When opinions and speculations are preferred over science and real facts
In American schools, the culture exalts the athlete and good-looking cheerleader. Well-educated and intellectual students are commonly referred to in public schools and the media as “nerds,” “dweebs,” “dorks,” and “geeks,” and are looked down upon by the more popular “jocks” for openly displaying any intellect. These anti-intellectual attitudes are not reflected in students in some European or Asian countries, whose educational levels have now equaled and and will surpass that of the U.S.
In Japan, for example, teachers (rather than rich people) are held in high esteem and normally viewed as among the most important members of a community. In the U.S., public schools and public school teachers promote politically-correct curriculum built on popularity and/or profit. In Japan, teachers are typically held to a higher standard and are paid more than their peers in the U.S. The profession of teaching is seen as having central value in society and those who choose that profession are respected for their knowledge and their efforts on behalf of children.

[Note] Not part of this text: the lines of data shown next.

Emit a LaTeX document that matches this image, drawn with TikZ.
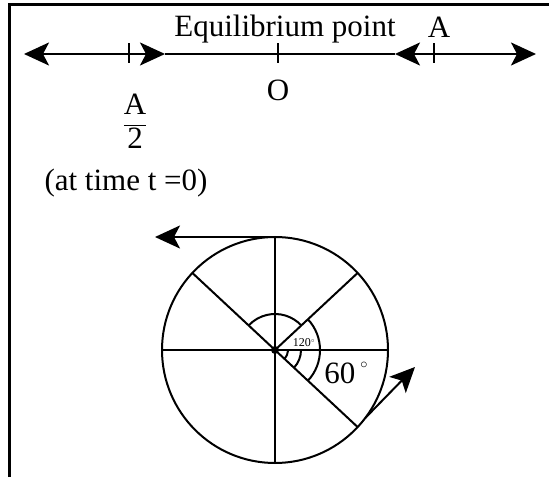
\documentclass[tikz,border=0pt]{standalone}
\usepackage{fontspec}
\setmainfont{Liberation Serif}
\usepackage{tikz}
\usetikzlibrary{arrows.meta, positioning, calc}

\begin{document}
\begin{tikzpicture}[
    x=1pt, y=1pt,
    axis/.style={line width=2pt},
    border/.style={line width=3pt},
    head/.style={axis, -{Stealth[length=25pt, width=23pt, inset=6pt]}},
    twohead/.style={axis, {Stealth[length=25pt, width=23pt, inset=6pt]}-{Stealth[length=25pt, width=23pt, inset=6pt]}},
    biglabel/.style={font=\fontsize{31}{36}\selectfont, inner sep=0pt},
    smalllabel/.style={font=\fontsize{12}{14}\selectfont, inner sep=0pt},
    dot/.style={circle, fill, inner sep=0pt, minimum size=8pt}
]
\useasboundingbox (0,0) rectangle (549,477);

% Rahmen
\draw[border] (9,0) -- (9,472) -- (549,472);

% Achse
\coordinate (lend) at (24,423);
\coordinate (rend) at (536,423);
\coordinate (mleft) at (165,423);
\coordinate (mright) at (395,423);
\coordinate (thalf) at (129,423);
\coordinate (tzero) at (278,423);
\coordinate (tamp) at (434,423);

\draw[twohead] (lend) -- (mleft);
\draw[axis] (mleft) -- (mright);
\draw[twohead] (mright) -- (rend);
\foreach \t in {thalf, tzero, tamp}
    \draw[axis] ($(\t)+(0,-9)$) -- ($(\t)+(0,11)$);

% Beschriftung Achse
\node[biglabel] (equil) at (285,448) {Equilibrium point};
\node[biglabel] (amp) at (439,450) {A};
\node[biglabel, below=26pt of tzero] (zero) {O};
\node[biglabel] (half) at (135,356) {$\displaystyle\frac{\mbox{A}}{\mbox{2}}$};
\node[biglabel] (time) at (126,294) {(at time t =0)};

% Kreis
\coordinate (o) at (275,127);
\draw[axis] (o) circle[radius=113];
\draw[axis] ($(o)+(-113,0)$) -- ($(o)+(113,0)$);
\draw[axis] ($(o)+(0,-113)$) -- ($(o)+(0,113)$);
\draw[axis] ($(o)+(137:113)$) -- ($(o)+(-43:113)$);
\draw[axis] (o) -- ($(o)+(43:113)$);
\node[dot] (center) at (o) {};

% Winkel
\draw[axis] ($(o)+(43:36)$) arc[start angle=43, end angle=137, radius=36];
\draw[axis] ($(o)+(-43:45)$) arc[start angle=-43, end angle=43, radius=45];
\draw[axis] ($(o)+(-43:13)$) arc[start angle=-43, end angle=-3, radius=13];
\draw[axis] ($(o)+(-43:26)$) arc[start angle=-43, end angle=0, radius=26];
\node[smalllabel] (big angle) at (304,134) {120$^{\scriptscriptstyle\circ}$};
\node[biglabel] (small angle) at (346,104) {60\,\raisebox{0.5em}{\fontsize{14}{14}\selectfont$\circ$}};

% Geschwindigkeiten
\coordinate (top) at ($(o)+(0,113)$);
\coordinate (topend) at (155,240);
\coordinate (low) at ($(o)+(-37:113)$);
\coordinate (lowend) at (415,110);
\draw[head] (top) -- (topend);
\draw[head] (low) -- (lowend);

\end{tikzpicture}
\end{document}
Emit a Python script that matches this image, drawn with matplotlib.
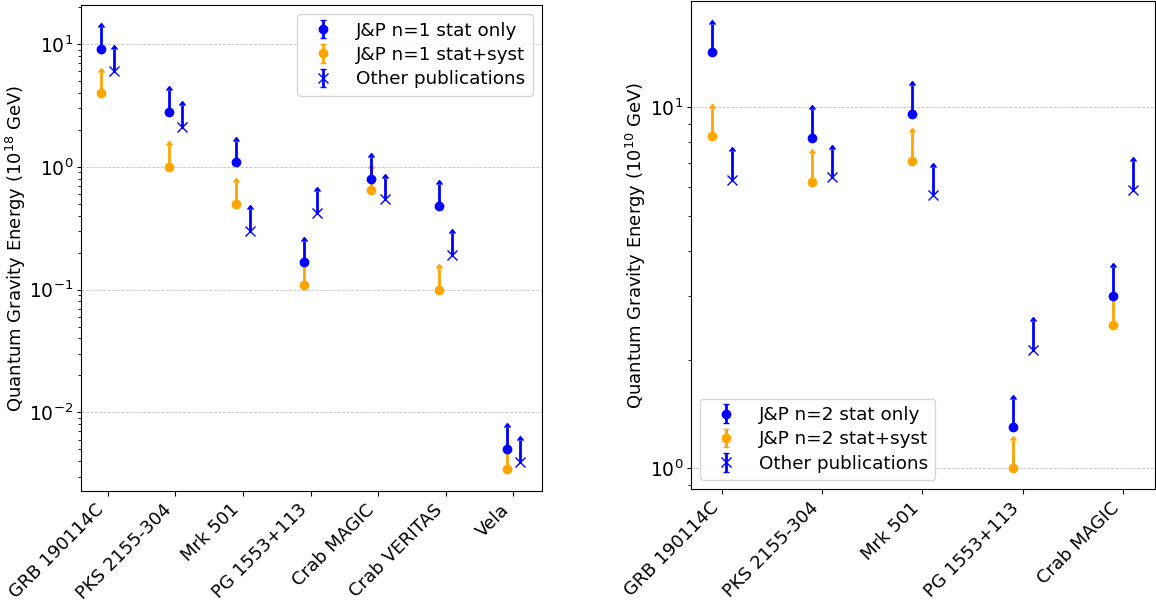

In America we’re creating a world of dummies. Angry dummies who feel they have the right, the authority and the need not only to comment on everything, but to make sure their voice is heard above the rest, and to drag down any opposing views through personal attacks, loud repetition and confrontation.
The anti-intellectual elitism is not an elitism of wisdom, experience, or knowledge. The new elite are the angry social media posters, those who can shout loudest and more often; a clique of bullies and malcontents baying together like dogs cornering a fox. Too often it’s a combined elite of the anti-intellectuals and the ignorant arrogant – not those who can voice the most cogent, most coherent response. Together they foment a rabid culture lacking in common sense where fact is dismissed without investigation and rational thought is the enemy. Critical thinking is boring, considered merely opinion, and a waste of time.
The herd mentality takes over on the internet; the anti-intellectuals become the metaphorical equivalent of an angry lynch mob when anyone either challenges one of the mob beliefs or posts anything outside the mob’s self-limiting set of values.
The online young are skewed toward fashions, entertainment, spectacle, and voyeurism. They are directed towards trivia, towards the inconsequential, towards unquestioning and blatant consumerism. This results in intellectual complacency. People accept without questioning, believe without weighing the choices, join the pack because in a culture where convenience rules, real individualism is too hard work. Thinking takes too much time: it gets in the way of the immediacy of the online experience.
Reality TV and pop culture presented in magazines and online sites claim to provide useful information about the importance of silly fads that can somehow enrich our lives. After all, how else can one explain the insipid and pointless stories that tout divorces, cheating and weight gain? How else can we explain how the Kardashians, or Paris Hilton are known for being famous without actually contributing anything worth discussion? The artificial events of their lives become the mainstay of populist media to distract people from the real issues and concerns facing us.
The current trend of the increasing arrogance of ignorance now establishing itself in politics and business leadership, and supported by a declining education system should be a cause for concern for all of us.